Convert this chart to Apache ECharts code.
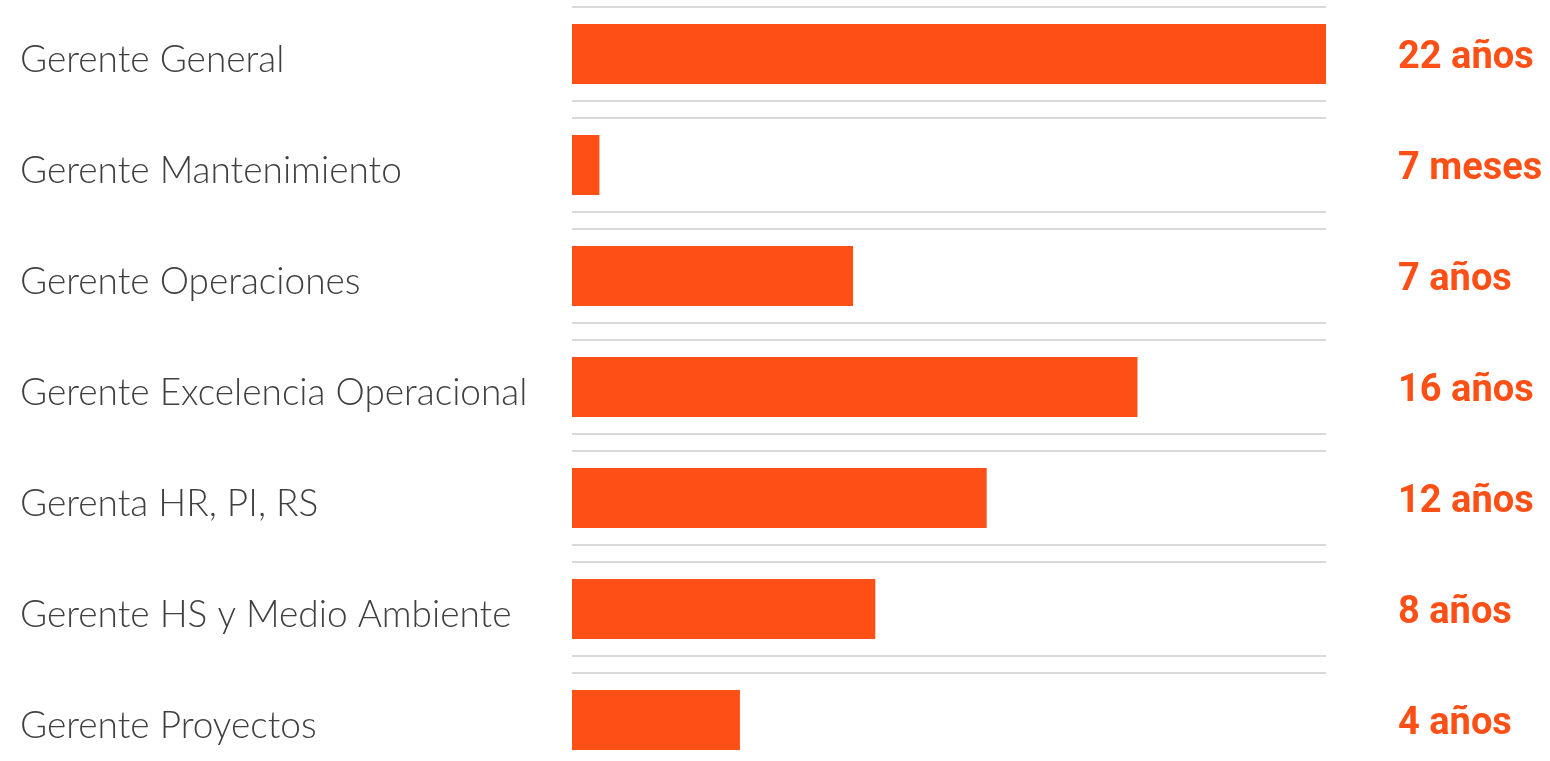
<!DOCTYPE html>
<html>
<head>
<meta charset="utf-8">
<script src="https://cdn.jsdelivr.net/npm/echarts@6/dist/echarts.min.js"></script>
<style>
html,body{margin:0;padding:0;background:#fff;}
#chart{width:1550px;height:761px;}
</style>
</head>
<body>
<div id="chart"></div>
<script>
var categories = ['Gerente General','Gerente Mantenimiento','Gerente Operaciones','Gerente Excelencia Operacional','Gerenta HR, PI, RS','Gerente HS y Medio Ambiente','Gerente Proyectos'];
var barValues = [22, 0.8, 8.2, 16.5, 12.1, 8.85, 4.9];
var valueLabels = ['22 años','7 meses','7 años','16 años','12 años','8 años','4 años'];
var axisMax = 22;

var ORANGE = '#FE5016';
var chart = echarts.init(document.getElementById('chart'));
chart.setOption({
  animation: false,
  grid: {left: 572, width: 754, top: 54, height: 666},
  xAxis: {type: 'value', min: 0, max: axisMax, show: false},
  yAxis: [
    {type: 'category', data: categories, inverse: true, boundaryGap: false,
     axisLine: {show: false}, axisTick: {show: false}, splitLine: {show: false},
     axisLabel: {align: 'left', verticalAlign: 'top', lineHeight: 12, margin: 552, fontFamily: 'Lato', fontWeight: 300, fontSize: 37, color: '#404040'}},
    {type: 'category', data: valueLabels, inverse: true, boundaryGap: false, position: 'right',
     axisLine: {show: false}, axisTick: {show: false}, splitLine: {show: false},
     axisLabel: {align: 'left', verticalAlign: 'top', lineHeight: 8, margin: 72, fontFamily: 'Roboto', fontWeight: 'bold', fontSize: 38, color: ORANGE}}
  ],
  series: [
    {type: 'custom', yAxisIndex: 0, silent: true, clip: false,
     data: categories.map(function(c, i){ return [i]; }),
     renderItem: function(params, api){
       var idx = api.value(0);
       var p0 = api.coord([0, idx]);
       var p1 = api.coord([axisMax, idx]);
       var off = 47;
       var st = {stroke: '#d9d9d9', lineWidth: 2};
       return {type: 'group', children: [
         {type: 'line', shape: {x1: p0[0], y1: p0[1]-off, x2: p1[0], y2: p1[1]-off}, style: st},
         {type: 'line', shape: {x1: p0[0], y1: p0[1]+off, x2: p1[0], y2: p1[1]+off}, style: st}
       ]};
     }},
    {type: 'bar', yAxisIndex: 0, data: barValues, barWidth: 60,
     itemStyle: {color: ORANGE}, silent: true}
  ]
});
</script>
</body>
</html>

AIM:
Only lines belong in the copy: transcribe those from the start of the data through the line that contains "var axisMax = 22;", and skip the pictures.

EXERCISE SOLUTION:
Convert this chart to Apache ECharts code.
<!DOCTYPE html>
<html>
<head>
<meta charset="utf-8">
<script src="https://cdn.jsdelivr.net/npm/echarts@6/dist/echarts.min.js"></script>
<style>
html,body{margin:0;padding:0;background:#fff;}
#chart{width:1550px;height:761px;}
</style>
</head>
<body>
<div id="chart"></div>
<script>
var categories = ['Gerente General','Gerente Mantenimiento','Gerente Operaciones','Gerente Excelencia Operacional','Gerenta HR, PI, RS','Gerente HS y Medio Ambiente','Gerente Proyectos'];
var barValues = [22, 0.8, 8.2, 16.5, 12.1, 8.85, 4.9];
var valueLabels = ['22 años','7 meses','7 años','16 años','12 años','8 años','4 años'];
var axisMax = 22;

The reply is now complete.